# Start of MATERIAL SUPPLIED

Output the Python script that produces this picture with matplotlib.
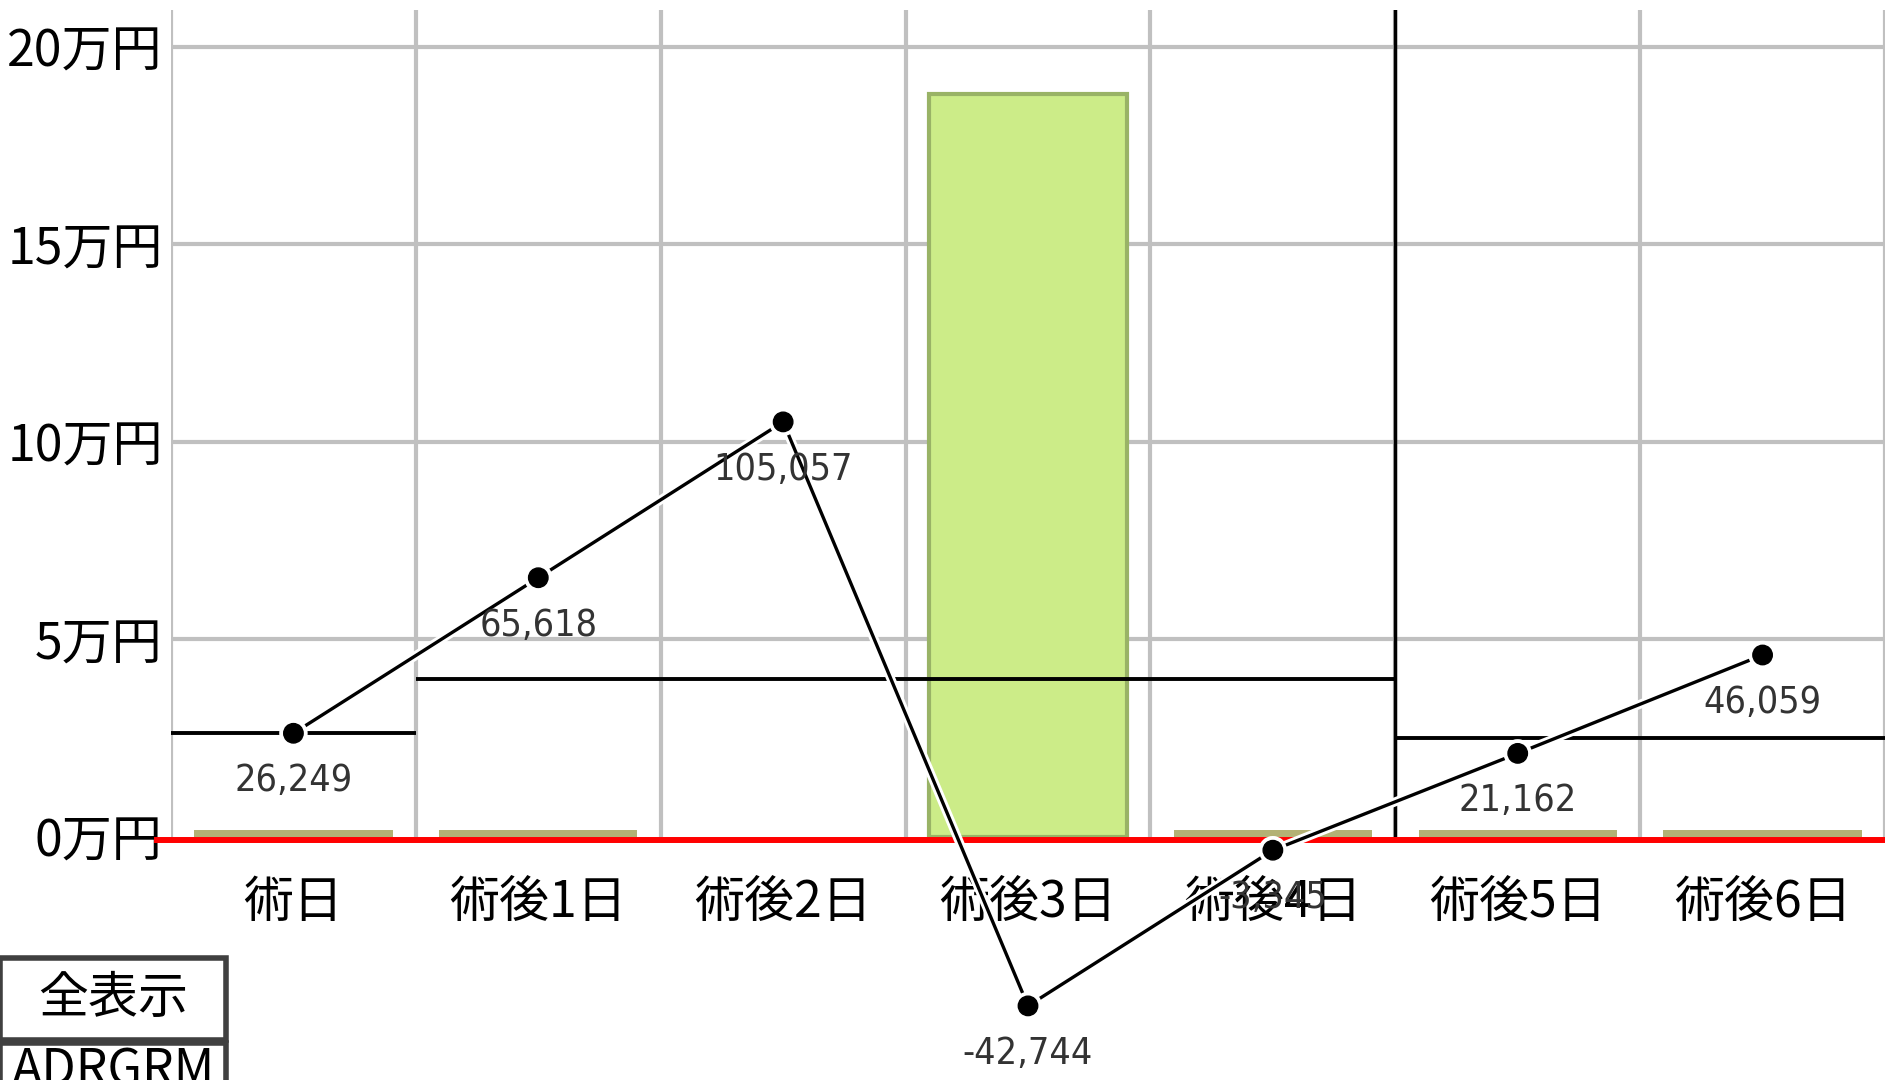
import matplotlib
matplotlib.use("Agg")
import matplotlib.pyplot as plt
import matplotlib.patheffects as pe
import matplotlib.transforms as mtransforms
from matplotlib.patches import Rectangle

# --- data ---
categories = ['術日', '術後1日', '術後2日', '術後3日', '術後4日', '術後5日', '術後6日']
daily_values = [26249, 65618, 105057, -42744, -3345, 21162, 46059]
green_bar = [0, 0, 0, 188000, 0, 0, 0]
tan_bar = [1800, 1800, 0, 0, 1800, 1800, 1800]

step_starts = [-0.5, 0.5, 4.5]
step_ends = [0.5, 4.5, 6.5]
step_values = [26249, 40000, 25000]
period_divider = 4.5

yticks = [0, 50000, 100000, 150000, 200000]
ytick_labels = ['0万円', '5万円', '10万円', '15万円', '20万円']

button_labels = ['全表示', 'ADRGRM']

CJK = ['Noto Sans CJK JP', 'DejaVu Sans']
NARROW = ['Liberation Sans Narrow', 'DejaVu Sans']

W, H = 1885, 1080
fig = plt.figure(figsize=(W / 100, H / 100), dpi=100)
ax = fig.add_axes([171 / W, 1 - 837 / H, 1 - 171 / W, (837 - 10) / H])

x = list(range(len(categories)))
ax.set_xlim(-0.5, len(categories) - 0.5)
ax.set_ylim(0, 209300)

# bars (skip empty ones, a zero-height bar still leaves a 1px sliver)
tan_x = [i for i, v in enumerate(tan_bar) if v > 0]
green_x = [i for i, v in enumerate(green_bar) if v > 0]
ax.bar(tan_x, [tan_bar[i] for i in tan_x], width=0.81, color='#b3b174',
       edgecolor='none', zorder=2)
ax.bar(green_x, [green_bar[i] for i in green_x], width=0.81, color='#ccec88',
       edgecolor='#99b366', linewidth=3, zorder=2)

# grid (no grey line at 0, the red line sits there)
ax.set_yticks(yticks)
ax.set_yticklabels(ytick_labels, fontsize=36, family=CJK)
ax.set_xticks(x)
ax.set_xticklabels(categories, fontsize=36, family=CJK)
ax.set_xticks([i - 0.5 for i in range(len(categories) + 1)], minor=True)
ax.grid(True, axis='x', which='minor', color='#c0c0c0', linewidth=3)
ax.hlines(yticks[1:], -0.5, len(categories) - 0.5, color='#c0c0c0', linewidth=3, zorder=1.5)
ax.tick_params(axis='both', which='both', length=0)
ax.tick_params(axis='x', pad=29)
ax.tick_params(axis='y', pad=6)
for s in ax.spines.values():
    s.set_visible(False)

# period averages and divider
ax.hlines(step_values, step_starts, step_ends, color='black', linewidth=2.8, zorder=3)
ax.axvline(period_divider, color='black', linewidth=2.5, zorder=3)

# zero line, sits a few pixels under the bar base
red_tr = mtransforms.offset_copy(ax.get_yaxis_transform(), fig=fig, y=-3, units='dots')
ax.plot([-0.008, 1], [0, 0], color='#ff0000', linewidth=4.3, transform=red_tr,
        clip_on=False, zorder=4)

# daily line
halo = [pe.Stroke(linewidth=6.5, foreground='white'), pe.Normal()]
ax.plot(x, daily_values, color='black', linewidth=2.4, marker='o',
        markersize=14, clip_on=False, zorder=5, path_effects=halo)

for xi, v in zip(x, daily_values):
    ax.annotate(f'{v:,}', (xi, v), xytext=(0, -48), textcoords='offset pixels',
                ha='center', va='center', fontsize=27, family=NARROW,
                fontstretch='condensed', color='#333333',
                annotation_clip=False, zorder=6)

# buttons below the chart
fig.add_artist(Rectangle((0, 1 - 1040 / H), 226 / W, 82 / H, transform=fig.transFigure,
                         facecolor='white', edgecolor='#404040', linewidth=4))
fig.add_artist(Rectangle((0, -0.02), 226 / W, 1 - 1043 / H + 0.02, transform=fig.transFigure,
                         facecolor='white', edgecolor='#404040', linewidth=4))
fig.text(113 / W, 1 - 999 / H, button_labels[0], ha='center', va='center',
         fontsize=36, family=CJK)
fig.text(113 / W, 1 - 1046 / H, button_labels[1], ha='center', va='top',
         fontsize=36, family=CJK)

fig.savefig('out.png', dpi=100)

# End of MATERIAL SUPPLIED
# Start of MATERIAL SUPPLIED

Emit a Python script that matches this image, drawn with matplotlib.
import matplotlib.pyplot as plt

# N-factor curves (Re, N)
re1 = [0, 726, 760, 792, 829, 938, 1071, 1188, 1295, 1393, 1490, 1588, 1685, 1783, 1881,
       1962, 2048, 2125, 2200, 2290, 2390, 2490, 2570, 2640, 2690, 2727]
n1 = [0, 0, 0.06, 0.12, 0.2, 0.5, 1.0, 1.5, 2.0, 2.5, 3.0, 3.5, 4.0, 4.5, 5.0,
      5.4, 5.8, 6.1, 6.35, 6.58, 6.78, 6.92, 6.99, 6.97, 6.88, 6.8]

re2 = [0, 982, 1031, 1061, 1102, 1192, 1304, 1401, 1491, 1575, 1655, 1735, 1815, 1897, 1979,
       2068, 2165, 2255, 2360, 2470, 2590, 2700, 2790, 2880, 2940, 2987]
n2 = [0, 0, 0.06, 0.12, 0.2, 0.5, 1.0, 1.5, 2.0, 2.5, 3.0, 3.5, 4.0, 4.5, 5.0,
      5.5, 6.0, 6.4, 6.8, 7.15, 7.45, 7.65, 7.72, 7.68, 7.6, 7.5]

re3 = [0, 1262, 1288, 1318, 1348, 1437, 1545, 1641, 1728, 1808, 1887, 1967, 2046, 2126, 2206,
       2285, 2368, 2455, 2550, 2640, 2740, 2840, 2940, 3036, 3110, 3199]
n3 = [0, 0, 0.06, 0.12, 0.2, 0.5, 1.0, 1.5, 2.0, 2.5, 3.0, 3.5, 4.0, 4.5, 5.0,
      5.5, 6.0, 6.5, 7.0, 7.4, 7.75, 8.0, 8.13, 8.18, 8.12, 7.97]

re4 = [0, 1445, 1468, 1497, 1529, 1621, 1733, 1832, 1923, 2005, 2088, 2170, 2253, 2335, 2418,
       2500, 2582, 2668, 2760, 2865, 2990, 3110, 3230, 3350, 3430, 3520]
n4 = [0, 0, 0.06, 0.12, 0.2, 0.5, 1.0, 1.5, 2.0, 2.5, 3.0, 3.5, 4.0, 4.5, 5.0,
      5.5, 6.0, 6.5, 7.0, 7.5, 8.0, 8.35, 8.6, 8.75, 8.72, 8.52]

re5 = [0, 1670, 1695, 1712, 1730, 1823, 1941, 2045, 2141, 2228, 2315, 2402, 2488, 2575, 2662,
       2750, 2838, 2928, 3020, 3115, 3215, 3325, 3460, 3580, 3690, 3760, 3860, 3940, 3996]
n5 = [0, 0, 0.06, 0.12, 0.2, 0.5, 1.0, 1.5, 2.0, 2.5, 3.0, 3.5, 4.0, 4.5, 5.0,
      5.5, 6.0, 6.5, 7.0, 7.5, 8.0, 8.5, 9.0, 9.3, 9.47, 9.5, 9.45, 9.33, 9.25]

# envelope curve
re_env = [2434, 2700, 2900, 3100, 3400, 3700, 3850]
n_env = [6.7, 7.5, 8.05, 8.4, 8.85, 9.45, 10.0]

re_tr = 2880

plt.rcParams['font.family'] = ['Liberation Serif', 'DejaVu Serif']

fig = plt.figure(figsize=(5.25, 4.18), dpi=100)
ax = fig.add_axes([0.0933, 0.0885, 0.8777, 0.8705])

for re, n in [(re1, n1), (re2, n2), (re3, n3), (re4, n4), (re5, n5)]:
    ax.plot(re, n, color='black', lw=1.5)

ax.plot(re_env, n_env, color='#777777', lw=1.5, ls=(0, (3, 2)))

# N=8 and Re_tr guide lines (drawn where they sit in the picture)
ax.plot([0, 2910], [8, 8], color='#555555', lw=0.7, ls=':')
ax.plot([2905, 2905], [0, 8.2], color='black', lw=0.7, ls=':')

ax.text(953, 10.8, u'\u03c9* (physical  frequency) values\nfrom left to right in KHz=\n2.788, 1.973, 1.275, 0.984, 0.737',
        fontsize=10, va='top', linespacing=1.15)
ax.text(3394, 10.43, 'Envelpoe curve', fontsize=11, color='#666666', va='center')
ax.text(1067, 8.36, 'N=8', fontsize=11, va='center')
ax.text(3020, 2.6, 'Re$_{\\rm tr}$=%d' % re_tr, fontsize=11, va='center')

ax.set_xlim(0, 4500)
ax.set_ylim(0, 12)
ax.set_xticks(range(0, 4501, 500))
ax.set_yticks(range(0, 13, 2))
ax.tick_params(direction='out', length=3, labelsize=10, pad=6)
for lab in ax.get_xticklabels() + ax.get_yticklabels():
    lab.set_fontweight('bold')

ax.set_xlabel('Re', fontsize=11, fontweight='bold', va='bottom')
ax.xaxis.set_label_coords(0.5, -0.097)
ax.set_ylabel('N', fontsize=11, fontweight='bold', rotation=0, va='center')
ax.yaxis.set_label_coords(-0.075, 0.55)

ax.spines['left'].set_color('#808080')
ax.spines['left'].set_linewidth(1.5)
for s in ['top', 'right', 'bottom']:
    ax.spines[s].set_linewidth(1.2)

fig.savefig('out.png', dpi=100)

# End of MATERIAL SUPPLIED
# Start of MATERIAL SUPPLIED

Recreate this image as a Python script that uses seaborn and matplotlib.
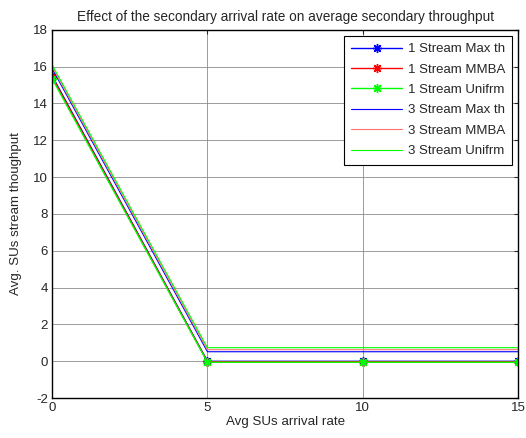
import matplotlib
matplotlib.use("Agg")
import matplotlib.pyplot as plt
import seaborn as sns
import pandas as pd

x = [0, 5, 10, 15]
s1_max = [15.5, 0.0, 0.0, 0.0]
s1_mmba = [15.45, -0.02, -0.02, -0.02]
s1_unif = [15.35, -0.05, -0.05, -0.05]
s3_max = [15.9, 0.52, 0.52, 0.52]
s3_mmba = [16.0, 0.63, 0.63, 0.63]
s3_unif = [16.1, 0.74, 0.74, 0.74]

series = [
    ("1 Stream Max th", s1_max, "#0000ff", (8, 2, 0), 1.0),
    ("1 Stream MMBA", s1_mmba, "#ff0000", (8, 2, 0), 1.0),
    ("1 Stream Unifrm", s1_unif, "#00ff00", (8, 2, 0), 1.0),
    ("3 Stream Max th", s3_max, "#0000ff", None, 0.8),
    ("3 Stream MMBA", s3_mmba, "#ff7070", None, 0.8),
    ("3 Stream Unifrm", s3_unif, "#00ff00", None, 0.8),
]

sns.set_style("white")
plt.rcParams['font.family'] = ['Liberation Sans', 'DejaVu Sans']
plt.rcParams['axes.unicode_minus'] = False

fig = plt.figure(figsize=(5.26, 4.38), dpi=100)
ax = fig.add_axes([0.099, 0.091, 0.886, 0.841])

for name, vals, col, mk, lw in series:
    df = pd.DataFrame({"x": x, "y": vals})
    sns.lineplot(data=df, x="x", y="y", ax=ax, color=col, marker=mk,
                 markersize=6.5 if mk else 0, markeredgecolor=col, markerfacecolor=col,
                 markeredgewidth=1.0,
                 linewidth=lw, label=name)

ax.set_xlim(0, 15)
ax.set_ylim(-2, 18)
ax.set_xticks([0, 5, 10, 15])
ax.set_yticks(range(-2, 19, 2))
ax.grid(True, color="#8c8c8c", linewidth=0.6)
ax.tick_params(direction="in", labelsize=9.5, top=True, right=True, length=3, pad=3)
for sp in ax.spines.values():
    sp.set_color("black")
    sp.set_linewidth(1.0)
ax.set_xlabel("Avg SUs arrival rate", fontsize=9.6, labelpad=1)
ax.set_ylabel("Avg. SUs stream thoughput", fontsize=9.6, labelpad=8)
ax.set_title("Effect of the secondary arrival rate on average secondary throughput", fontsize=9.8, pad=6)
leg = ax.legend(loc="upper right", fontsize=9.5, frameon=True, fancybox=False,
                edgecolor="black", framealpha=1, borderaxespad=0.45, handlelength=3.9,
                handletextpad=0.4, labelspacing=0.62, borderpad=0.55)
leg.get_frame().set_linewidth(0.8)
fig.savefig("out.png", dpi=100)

# End of MATERIAL SUPPLIED

- **GOAL OF THE EXERCISE**
Using the entries above, transcribe every line from the line containing "Recreate this image" through the line containing "import pandas as pd". Do not copy pictures.

- **FULL SOLUTION**
Recreate this image as a Python script that uses seaborn and matplotlib.
import matplotlib
matplotlib.use("Agg")
import matplotlib.pyplot as plt
import seaborn as sns
import pandas as pd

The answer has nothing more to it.